In most cases, these poets know nothing about the presses or organizations running the contests. They may have heard of the contest, perhaps know the work of the guest judge, maybe even know the work of the past winners, but they don't know the publishers and editors -- the people responsible for making their book a "reality." They had zero interaction with one another beforehand. They don't know if these editors and publishers are responsible, if the press is stable or about to fall into the abyss. These poets have no idea how much say they're going to have into issues like cover design, layout, editing -- or other important things like how much promotion will the press do, will they send out review copies, if so, how many? Will the press help find readings? Will they arrange any readings? How long will the book stay in the print? Will they do a second run if the first run sells out? What is the distribution? Will the book even have distribution? And about a million other things.
The same goes for these editors and publishers -- they don't know the "winning" poets they're publishing. Is it going to be a compatible working match? Will the winner be making all kinds of outrageous demands and throwing fits because he has no idea how publishing works? There are a lot of difficult and unreasonable people out there.
I know a lot of book contest winners. A few are completely and perfectly happy with their experience. But most have serious gripes from little input over cover design to editing decisions they didn't agree with and some have bigger problems like contractual breaches. Almost all of them are in the same exact boat with their second book -- they're back to searching for a publisher -- and now there are even fewer contests they can send those manuscripts to because many contests are *first book* only.
With the exception of contests like Yale and Whitman that exist solely to bestow the honor of the award, presses and magazines hold contests to raise money. They need to raise money because these books and magazines don't sell very well -- even the books by well-known, well-published authors don't sell very well, rarely enough for the press to break even, even if the press is fiscally responsible and smart. These presses don't need to discover new talent, every editor with one eye halfway open knows tens, maybe hundreds of manuscripts they'd love to publish if time and money were no object. Really.
So what's a poet to do? Feel helpless and a victim to a cruel and unfair system? Well, you could. Most poets do. You'd have plenty of company. For people who profess to be creative, they sure lack creative ideas on how to bring their art to an audience. For people who profess to be outsiders to "the system" they sure seem beholden to one -- and voluntarily so. I mean it's not like non-participation in the contest system will mean you'll lose your house and your kids will go hungry. Only a handful of these contests mean diddly squat to academic hiring committees -- and even then, there's zero guarantees. There's past Yale, Whitman, Bakeless winners still looking for teaching jobs.

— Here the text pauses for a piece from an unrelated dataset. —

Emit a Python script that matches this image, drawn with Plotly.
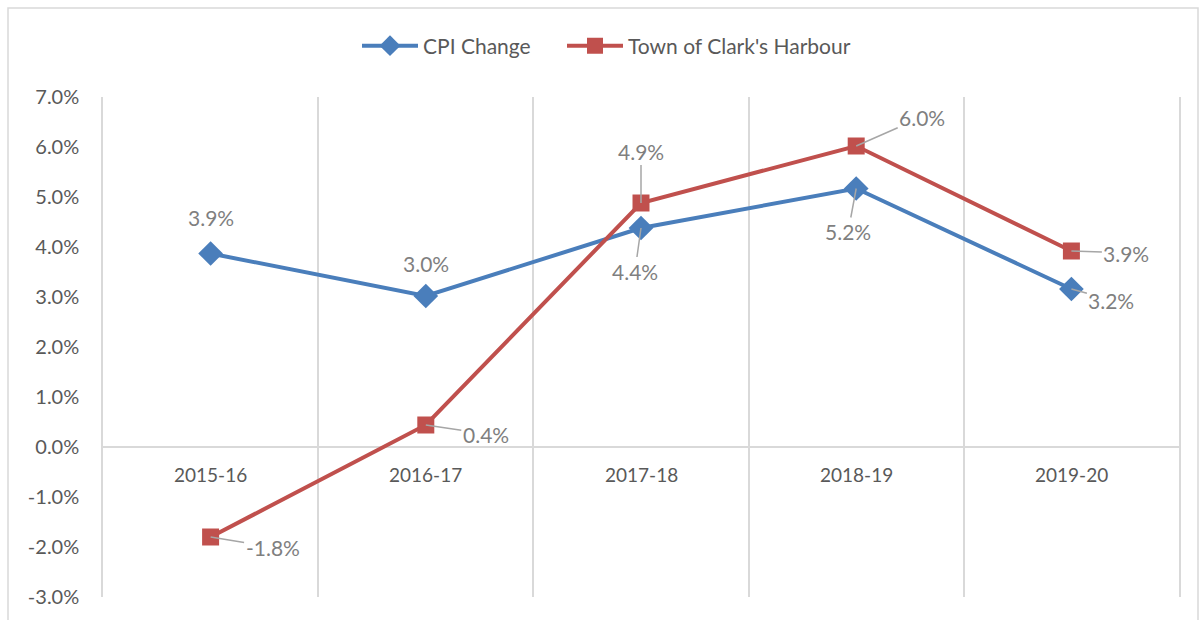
import plotly.graph_objects as go

categories = ["2015-16", "2016-17", "2017-18", "2018-19", "2019-20"]
cpi_change = [3.87, 3.02, 4.38, 5.17, 3.16]
clarks_harbour = [-1.8, 0.44, 4.88, 6.02, 3.92]
y_ticks = [-3, -2, -1, 0, 1, 2, 3, 4, 5, 6, 7]

BLUE = "#4a7ebb"
RED = "#c0504d"
AXIS_TXT = "#595959"
LABEL_TXT = "#7f7f7f"
GRID = "#d9d9d9"
FONT = "Lato, 'Open Sans', sans-serif"

fig = go.Figure()
fig.add_trace(go.Scatter(
    x=categories, y=cpi_change, name="CPI Change", mode="lines+markers",
    line=dict(color=BLUE, width=4),
    marker=dict(symbol="diamond", size=19, color=BLUE),
    legend="legend",
))
fig.add_trace(go.Scatter(
    x=categories, y=clarks_harbour, name="Town of Clark's Harbour", mode="lines+markers",
    line=dict(color=RED, width=4),
    marker=dict(symbol="square", size=17, color=RED),
    legend="legend2",
))

annotations = []
# data label offsets (pixels) for each point: (ax, ay, leader)
cpi_offsets = [(0, -36, False), (0, -33, False), (-6, 43, True), (-8, 43, True), (40, 11, True)]
town_offsets = [(62, 10, True), (60, 9, True), (0, -52, True), (66, -29, True), (55, 2, True)]

def add_labels(values, offsets):
    for cat, v, (ax, ay, leader) in zip(categories, values, offsets):
        txt = f"{v:.1f}%"
        if leader:
            annotations.append(dict(
                x=cat, y=v, text=txt, showarrow=True, ax=ax, ay=ay,
                arrowhead=0, arrowwidth=1.5, arrowcolor="#a6a6a6", standoff=0,
                font=dict(family=FONT, size=21, color=LABEL_TXT),
            ))
        else:
            annotations.append(dict(
                x=cat, y=v, text=txt, showarrow=False, xshift=ax, yshift=-ay,
                font=dict(family=FONT, size=21, color=LABEL_TXT),
            ))

add_labels(cpi_change, cpi_offsets)
add_labels(clarks_harbour, town_offsets)

for cat in categories:
    annotations.append(dict(
        x=cat, y=0, text=cat, showarrow=False, yanchor="middle", yshift=-27,
        font=dict(family=FONT, size=19, color=AXIS_TXT),
    ))

W, H = 1199, 620
ml, mr, mt, mb = 103, 20, 97, 23
pw, ph = W - ml - mr, H - mt - mb

def px_to_paper_x(px):
    return (px - ml) / pw

def px_to_paper_y(py):
    return (H - mb - py) / ph

legend_common = dict(
    orientation="h", xanchor="left", y=px_to_paper_y(46), yanchor="middle",
    font=dict(family=FONT, size=21, color=AXIS_TXT), itemwidth=56,
    bgcolor="rgba(0,0,0,0)",
)

fig.update_layout(
    width=W, height=H,
    margin=dict(l=ml, r=mr, t=mt, b=mb, autoexpand=False),
    paper_bgcolor="white", plot_bgcolor="white",
    font=dict(family=FONT, color=AXIS_TXT),
    showlegend=True,
    legend=dict(x=px_to_paper_x(357), **legend_common),
    legend2=dict(x=px_to_paper_x(562), **legend_common),
    xaxis=dict(
        type="category", range=[-0.5, 4.5], tickson="boundaries",
        showgrid=True, gridcolor=GRID, gridwidth=1.5,
        showticklabels=False, ticks="", showline=False, zeroline=False,
    ),
    yaxis=dict(
        range=[-3, 7], tickvals=y_ticks, ticktext=[f"{t:.1f}%" for t in y_ticks],
        showgrid=False, zeroline=True, zerolinecolor=GRID, zerolinewidth=2,
        showline=True, mirror=True, linecolor=GRID, linewidth=1.5,
        ticks="", ticklabelstandoff=18,
        tickfont=dict(family=FONT, size=20, color=AXIS_TXT),
    ),
    annotations=annotations,
    shapes=[dict(
        type="rect", xref="paper", yref="paper",
        x0=px_to_paper_x(8), x1=px_to_paper_x(1198),
        y0=px_to_paper_y(640), y1=px_to_paper_y(8),
        line=dict(color=GRID, width=1.5), fillcolor="rgba(0,0,0,0)", layer="below",
    )],
)

fig.write_html("out.html", post_script="document.body.style.margin='0';",
               config={"displayModeBar": False})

If that million dollars (which I'm confident is actually a much higher number) went into book sales, most presses would have sufficient funds to operate and focus solely on publishing -- that would mean more time for books and everyone would benefit from that. More books could be published, more attention could be given to them, more promotion, etc.
If you used that $250 (which in many cases is a much higher number) towards a creative project, either publishing your own work or another poet you admire, you'd be much much better off. If you spent over $500 on contests, know you could have published your own or someone else's book for that amount -- and that includes distribution and a short run of copies. You could have started your own press. You could have gotten with three other poets and created a publishing collective. You could each contribute $250-500 each per year (what you're spending already on contests that frustrate and anger you) and take turns publishing one another books -- or if you're so concerned about the self-publishing stigma, you could find another 4 poets who create their own publishing collective and they can agree to publish your collective's books and you there's. If that's not "legitimate" -- well write off the Beats, the NY School, Black Mountain poets, cause they published one another, a lot.
Oh, but what about all that nepotism -- doesn't that mean more crappy books?!?! The floodgates!! The horror!! I have a bright idea, pretend like, you're an editor, and only accept poets whose work your admire into your collective. Only agree to publish work by other poets that you think is worthy. Everyone has the power and "cultural capital" to make smart editorial choices.
Ah, but what if you only see yourself as a poet. You just write poems. It's not your job to think about editing, publishing or generating ways of getting your work out there. It's not your job to contribute anything the same poetry community/economy that you want to benefit from. You're not gonna start no stinkin' press, you're not gonna edit no stinkin' magazine, you're not gonna start a reading series, you're not gonna buy anyone else's books, you're not gonna ask your local library to buy any contemporary poetry books, you're not gonna write any book reviews, you're not gonna exert any of your precious time or energy into any of that crap. No, you're the type of poet who expects other poets to do all the work for you, you think other poets should take away time from their own poems (and jobs and families) and spend all their time publishing and promoting your work. What you need a servant poet, a poet to dedicate her energy to making things happen for you.
If you are that type of poet, there is a path, it's called the contest system. You have to pay a lot of money for that -- and remember, good help is hard to find.